Ice Dams on Flat Roof

mcgeebc
13 years ago

I have a flat roof with rolled roofing over an unheated and uninsulated sun room. Enough heat leaks into the sun room from the house that the snow melts and forms really bad ice dams. Those dams back up water all the way to the gable roof and caused some leaking last year.

I've considered a few options to help with the issue.

1) Roof cables - my problem here is that they normally attach to shingles. I don't know of any way to attach them with a rolled room. Does anyone have any ideas?

2) Add insulation to the ceiling. There is no attic, but there is about a 6-9" cavity in the ceiling. I guess I could cut holes and blow insulation.

3) Shoveling snow off the roof. This is a pain, but may be my only option.

Does anyone have any other ideas?

Comments (3)

  • sdello
    13 years ago

    It's not clear to me how ice dams form on a flat roof. It must have some sort of pitch so a "dam" forms on the downslope side and prevents the water from runing off.
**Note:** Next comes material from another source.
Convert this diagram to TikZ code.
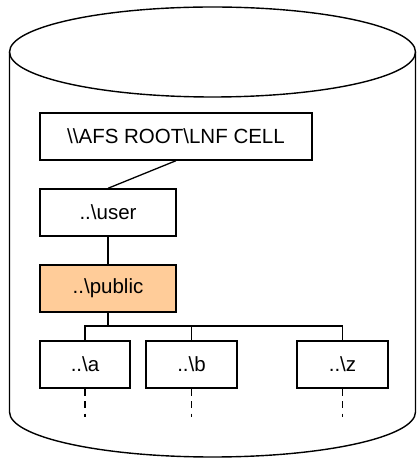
\documentclass[tikz,border=0pt]{standalone}
\usepackage{fontspec}
\setmainfont{Liberation Sans}
\begin{document}
\begin{tikzpicture}[x=1pt,y=1pt,
  dirbox/.style={draw=black, line width=1.4pt, fill=white, rectangle,
    inner sep=0pt, minimum height=47pt,
    font=\fontsize{20.5}{24}\selectfont},
  link/.style={draw=black, line width=1.3pt},
  trunk/.style={draw=black, line width=1.8pt},
  more/.style={draw=black, line width=1.4pt, dash pattern=on 7pt off 5.5pt},
  drum/.style={draw=black, line width=1.4pt}]
\useasboundingbox (0,0) rectangle (417,458);

% storage cylinder
\draw[drum] (9.5,406) -- (9.5,46)
  arc[start angle=180, end angle=360, x radius=203, y radius=45] -- (415.5,406);
\draw[drum] (212.5,406) ellipse [x radius=203, y radius=45];

% directory tree
\node[dirbox, minimum width=272pt] (root) at (176,321.5) {\textbackslash\textbackslash AFS ROOT\textbackslash LNF CELL};
\node[dirbox, minimum width=136pt] (user) at (108,245.5) {..\textbackslash user};
\node[dirbox, minimum width=136pt, fill={rgb,255:red,255;green,204;blue,153}] (pub) at (108,169.5) {..\textbackslash public};
\node[dirbox, minimum width=90pt] (a) at (85,93.5) {..\textbackslash a};
\node[dirbox, minimum width=91pt] (b) at (191.5,93.5) {..\textbackslash b};
\node[dirbox, minimum width=91pt] (z) at (342.5,93.5) {..\textbackslash z};

\coordinate (j) at (108,132);
\coordinate (ea) at (85,41);
\coordinate (eb) at (191.5,41);
\coordinate (ez) at (342.5,41);

\draw[link] (root.south) -- (user.north);
\draw[link] (user.south) -- (pub.north);
\draw[link] (j) -| (a.north);
\draw[link] (j) -| (z.north);
\draw[trunk] (pub.south) -- (j) -| (b.north);

\draw[more] (a.south) -- (ea);
\draw[more] (b.south) -- (eb);
\draw[more] (z.south) -- (ez);
\end{tikzpicture}
\end{document}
Otherwise your problem is that a puddle forms in the low point in the center and leaks through (although I'd expect this to happen during/after significant rains also). Lastly your roof slopes back towards the main roof and leaks at the intersection.

    If you have "dams" that are actually blocking runoff, one suggestion is to fill a nylon stocking with ice melt pellets and rest it across the dam. The ice melt will slowly eat its way through the dam to the base roof and let the runoff out.

    If the sunroom below (and the cavity in the ceiling) is truly unheated then I can't see the insulation doing much for you. yopu actually want to vent that space so then underside is as cold as the top.

    Shoveling the roof sounds like the best short term corrective action you could take. Sheet roofing on flat roofs is supposed to be tight enough to withstand some ponding, but there still needs to be some slope (using crickets) and a drain mechanism.

    Pictures might add some clarification.

    Hope that helps.

  • mcgeebc
    Original Author
    13 years ago

    Sorry. There is a slight pitch.

  • brickeyee
    13 years ago

    "It's not clear to me how ice dams form on a flat roof. "

    Seen many times.

    The snow does not melt over the entire roof all at the same time.

    It melted snow then saturates the remaining snow and the whole mess can freeze.

    When it warms up more, the frozen slush thaws but dams of ice remain and prevent drainage of the melted ice.

    Increasing the pitch would probably help, but if you want/allow the room to be warmed (even by the sun) you should probably check how much insulation you have.